Yargıtay Kanununun 14. maddesi uyarınca davadaki tavsifin esas alınıp muhtelif suçlara ait temyiz incelemesinin suçlardan en ağırını incelemeye yetkili Daireye ait bulunmasına ve Yargıtay Büyük Genel Kurulu’nun 02.06.2011 günlü Resmi Gazete’de yayımlanan 12.05.2011 gün ve 2011/1 sayılı kararına göre temyiz inceleme görevi Yargıtay Yüksek 15. Ceza Dairesine ait olduğu” gerekçesiyle karşılıklı görevsizlik kararları verilmiştir.
Oluşan olumsuz görev uyuşmazlığının çözülmesi için Yargıtay Birinci Başkanlığına gönderilen dosya, Ceza Daireleri Başkanlar Kurulunca değerlendirilmiş ve açıklanan gerekçeyle karara bağlanmıştır.
TÜRK MİLLETİ ADINA
CEZA DAİRELERİ BAŞKANLAR KURULU KARARI
Yargıtay 15. ve 8. Ceza Daireleri arasında oluşan ve çözülmesi gereken uyuşmazlık, TCK’nun 158/1-f, 35 ve 207/1. maddesi uyarınca sanığın cezalandırılması istemiyle açılan kamu davasında verilen hükmün temyiz incelemesinin hangi Özel Dairece yapılması gerektiğinin belirlenmesine ilişkindir.

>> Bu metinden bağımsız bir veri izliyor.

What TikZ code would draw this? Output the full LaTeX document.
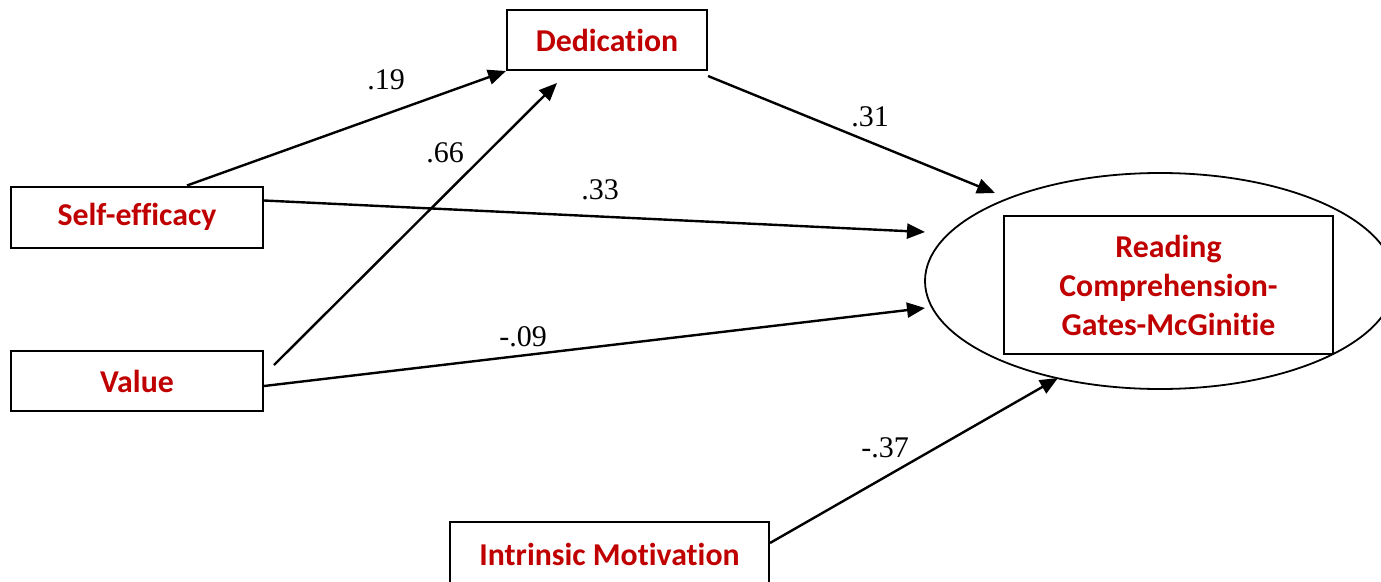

Yukarıda belirtilen aşamalar da gözetilerek dosya incelendiğinde;
Sanık hakkında nitelikli dolandırıcılık suçuna teşebbüsten kamu davası açıldığı belirtilmiş ise de, iddianamede yargılama konusu fiil; “Sanığın, müşteki Ali Rıza Ata’nın nüfus cüzdanını rızası dışında ele geçirip, üzerine kendi fotoğrafını yapıştırarak oluşturduğu sahte kimlikle Akbank ve Finansbank Adana Şubelerine kredi kartı almak için müracaatta bulunduğu, ancak bankalarca yapılan araştırma sonucunda bu girişimlerinin sonuçsuz kaldığı” biçiminde anlatılarak, banka veya kredi kartının kötüye kullanılmasına teşebbüsden kamu davası açıldığı anlaşılmaktadır.
2797 sayılı Kanunun, 6110 sayılı Bazı Kanunlarda Değişiklik Yapılmasına Dair Kanunun 8. maddesi ile değişik 14. maddesinin tebliğname tarihinde yürürlükte bulunan halindeki;
“Ceza dairelerinde; Daireler arasındaki iş bölümünün belirlenmesinde dava açılan belgedeki nitelendirme esas alınır. Açıklama ile sevk maddelerinin uyumsuz olduğu durumlarda, açıklamaya itibar edilir” şeklindeki düzenlemesi gözetildiğinde, iddianamedeki anlatımın içeriğinden sanık hakkında banka veya kredi kartının kötüye kullanılmasına teşebbüs ve özel belgede sahtecilik suçlarından TCK’nun 245/3, 35 ve 207/1. maddeleri uyarınca kamu davası açıldığı kabul edilmelidir. İddianamede anlatılan eylemin gerçekte hangi suçu oluşturacağı ise temyiz incelemesi sonucu belirlenecektir.
İddianamede anlatılan suçların en ağırı olan banka veya kredi kartının kötüye kullanılması suçunu temyizen inceleme görevi Yargıtay 8. Ceza Dairesine aittir.
Bu itibarla, Yargıtay 15. Ceza Dairesi tarafından verilen görevsizlik kararı isabetli olup, yargılama konusu suçlarla ilgili temyiz incelemesinin Yargıtay 8. Ceza Dairesince yapılması gerektiğinden, 8. Ceza Dairesinin görevsizlik kararının kaldırılmasına, dosyanın anılan Daireye gönderilmesine karar verilmelidir.
SONUÇ:
Açıklanan nedenlerle;
1- Yargıtay 8. Ceza Dairesinin 20.10.2014 gün ve 13169-22682 sayılı görevsizlik kararının KALDIRILMASINA,
2- Dosyanın, Yargıtay 8. Ceza Dairesine GÖNDERİLMESİNE, 13.11.2014 tarihinde oybirliğiyle karar verildi.